5) En ideal davranşçılık, insana istediğimizi yaptırmak için zorlamayı tamamen ortadan kaldırıp, onun çevresini değiştirerek istediğimiz sonuçları elde etmektir.
6) En ideal davranış, insana istediğimizi yaptırmak için zorlamayı tamamen ortadan kaldırıp, onun çevresini değiştirerek istediğimiz sonuçları elde etmektir.
7) Şu anda çok sayıda akıllı erkek ve iyi niyetli kadın daha iyi bir dünya inşa etmeye çalışıyor.

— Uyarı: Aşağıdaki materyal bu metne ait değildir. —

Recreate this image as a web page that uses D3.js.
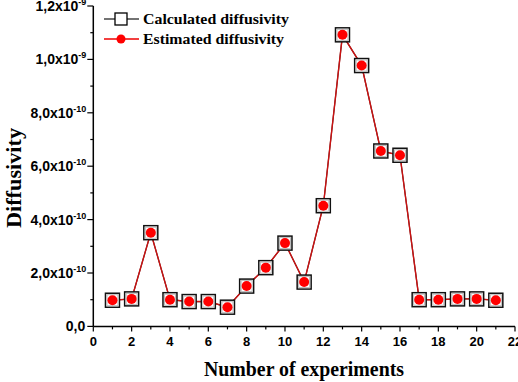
<!DOCTYPE html>
<html><head><meta charset="utf-8">
<script src="https://cdn.jsdelivr.net/npm/d3@7"></script>
<style>body{margin:0;background:#fff}svg{display:block}</style>
</head><body>
<script>
const experiments = [1,2,3,4,5,6,7,8,9,10,11,12,13,14,15,16,17,18,19,20,21];
const calculated = [0.98e-10,1.03e-10,3.51e-10,1.0e-10,0.93e-10,0.93e-10,0.72e-10,1.51e-10,2.2e-10,3.12e-10,1.66e-10,4.52e-10,10.92e-10,9.77e-10,6.57e-10,6.41e-10,1.0e-10,1.0e-10,1.03e-10,1.03e-10,0.98e-10];
const estimated = [0.98e-10,1.03e-10,3.51e-10,1.0e-10,0.93e-10,0.93e-10,0.72e-10,1.51e-10,2.2e-10,3.12e-10,1.66e-10,4.52e-10,10.92e-10,9.77e-10,6.57e-10,6.41e-10,1.0e-10,1.0e-10,1.03e-10,1.03e-10,0.98e-10];
const xTicks = [0,2,4,6,8,10,12,14,16,18,20,22];
const yTicks = [0,2e-10,4e-10,6e-10,8e-10,10e-10,12e-10];
const yTickMant = ["0,0","2,0","4,0","6,0","8,0","1,0","1,2"];
const yTickExp = [null,"-10","-10","-10","-10","-9","-9"];
const seriesNames = ["Calculated diffusivity","Estimated diffusivity"];

const W=518,H=382;
const svg=d3.select("body").append("svg").attr("width",W).attr("height",H);
const x=d3.scaleLinear().domain([0,22]).range([93.3,515]);
const y=d3.scaleLinear().domain([0,1.2e-9]).range([326.4,6]);

const g=svg.append("g");
// x axis
const xa=g.append("g").attr("transform",`translate(0,${y(0)})`);
xa.append("line").attr("x1",x(0)).attr("x2",x(22)).attr("stroke","#000").attr("stroke-width",1.5);
d3.range(0,23).forEach(v=>{
  xa.append("line").attr("x1",x(v)).attr("x2",x(v)).attr("y1",0).attr("y2",v%2===0?5:3).attr("stroke","#000").attr("stroke-width",1.2);
});
xTicks.forEach(v=>{
  xa.append("text").attr("x",x(v)).attr("y",20).attr("text-anchor","middle")
    .attr("font-family","Liberation Sans, Arial, sans-serif").attr("font-weight","bold").attr("font-size",13).text(v);
});
// y axis
const ya=g.append("g").attr("transform",`translate(${x(0)},0)`);
ya.append("line").attr("y1",y(0)).attr("y2",y(1.2e-9)).attr("stroke","#000").attr("stroke-width",1.5);
d3.range(0,13).forEach(i=>{
  const v=i*1e-10;
  ya.append("line").attr("x1",0).attr("x2",i%2===0?-6:-3).attr("y1",y(v)).attr("y2",y(v)).attr("stroke","#000").attr("stroke-width",1.2);
});
yTicks.forEach((v,i)=>{
  const t=ya.append("text").attr("y",y(v)+5).attr("text-anchor","end")
    .attr("font-family","Liberation Sans, Arial, sans-serif").attr("font-weight","bold").attr("font-size",14);
  if(yTickExp[i]){
    t.attr("x",-7);
    t.append("tspan").text(yTickMant[i]+"x10");
    t.append("tspan").attr("dy",-6).attr("font-size",9).text(yTickExp[i]);
  } else {
    t.attr("x",-8).text(yTickMant[i]);
  }
});

// axis titles
svg.append("text").attr("x",304).attr("y",376).attr("text-anchor","middle")
  .attr("font-family","Liberation Serif, serif").attr("font-weight","bold").attr("font-size",20)
  .attr("textLength",200).attr("lengthAdjust","spacingAndGlyphs").text("Number of experiments");
svg.append("text").attr("transform",`translate(21,${178}) rotate(-90)`).attr("text-anchor","middle")
  .attr("font-family","Liberation Serif, serif").attr("font-weight","bold").attr("font-size",21)
  .attr("textLength",100).attr("lengthAdjust","spacingAndGlyphs").text("Diffusivity");

// lines
const line=d3.line().x((d,i)=>x(experiments[i])).y(d=>y(d));
svg.append("path").datum(calculated).attr("d",line).attr("fill","none").attr("stroke","#333").attr("stroke-width",1.2);
svg.append("path").datum(estimated).attr("d",line).attr("fill","none").attr("stroke","#cc1111").attr("stroke-width",1.4);
// squares
svg.selectAll("rect.c").data(calculated).enter().append("rect")
  .attr("x",(d,i)=>x(experiments[i])-7).attr("y",d=>y(d)-7).attr("width",14).attr("height",14)
  .attr("fill","#fff").attr("stroke","#111").attr("stroke-width",1.5);
svg.selectAll("rect.c2").data(calculated).enter().append("rect")
  .attr("x",(d,i)=>x(experiments[i])-5.5).attr("y",d=>y(d)-5.5).attr("width",11).attr("height",11)
  .attr("fill","none").attr("stroke","#bbb").attr("stroke-width",1);
svg.selectAll("circle.e").data(estimated).enter().append("circle")
  .attr("cx",(d,i)=>x(experiments[i])).attr("cy",d=>y(d)).attr("r",5).attr("fill","#ff0000");

// legend
const lg=svg.append("g");
lg.append("line").attr("x1",104).attr("x2",139).attr("y1",19).attr("y2",19).attr("stroke","#444").attr("stroke-width",1.3);
lg.append("rect").attr("x",115).attr("y",13).attr("width",12).attr("height",12).attr("fill","#fff").attr("stroke","#000").attr("stroke-width",1.3);
lg.append("line").attr("x1",104).attr("x2",139).attr("y1",39).attr("y2",39).attr("stroke","#e00").attr("stroke-width",1.3);
lg.append("circle").attr("cx",121).attr("cy",39).attr("r",4.5).attr("fill","#f00");
const legLens=[146,141];
seriesNames.forEach((s,i)=>{
  lg.append("text").attr("x",143).attr("y",24+i*20).attr("font-family","Liberation Serif, serif")
    .attr("font-weight","bold").attr("font-size",15).attr("textLength",legLens[i]).attr("lengthAdjust","spacingAndGlyphs").text(s);
});
</script>
</body></html>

Fakat sorunlar çözülebileceklerinden daha hızlı doğar.
8) Özgürlük insan mutluluğunun bir gereği ise, o zaman gerekli olan her şey özgürlüğün yanılsamasını sağlamaktır.
9) Herkes bilmemekle ilgili bir pozisyonu savunmaya istekli değildir. Cehalette kendi iyiliği için erdem yoktur.
10) Sabah 6’da kalkar, kahvaltıya kadar ders çalışırdım daha sonra derslere, laboratuarlara ve kütüphanelere gider, tüm gün boyunca 15 dakikadan fazlasını plansız geçirmezdim. Gece saat tam 9’a kadar çalışır sonra uyurdum. Oyun oynamaz, film seyretmezdim. Nadiren konserlere gider, hemen hemen hiç randevulaşmaz ve psikoloji, fizyoloji dışında hiçbir şey okumazdım.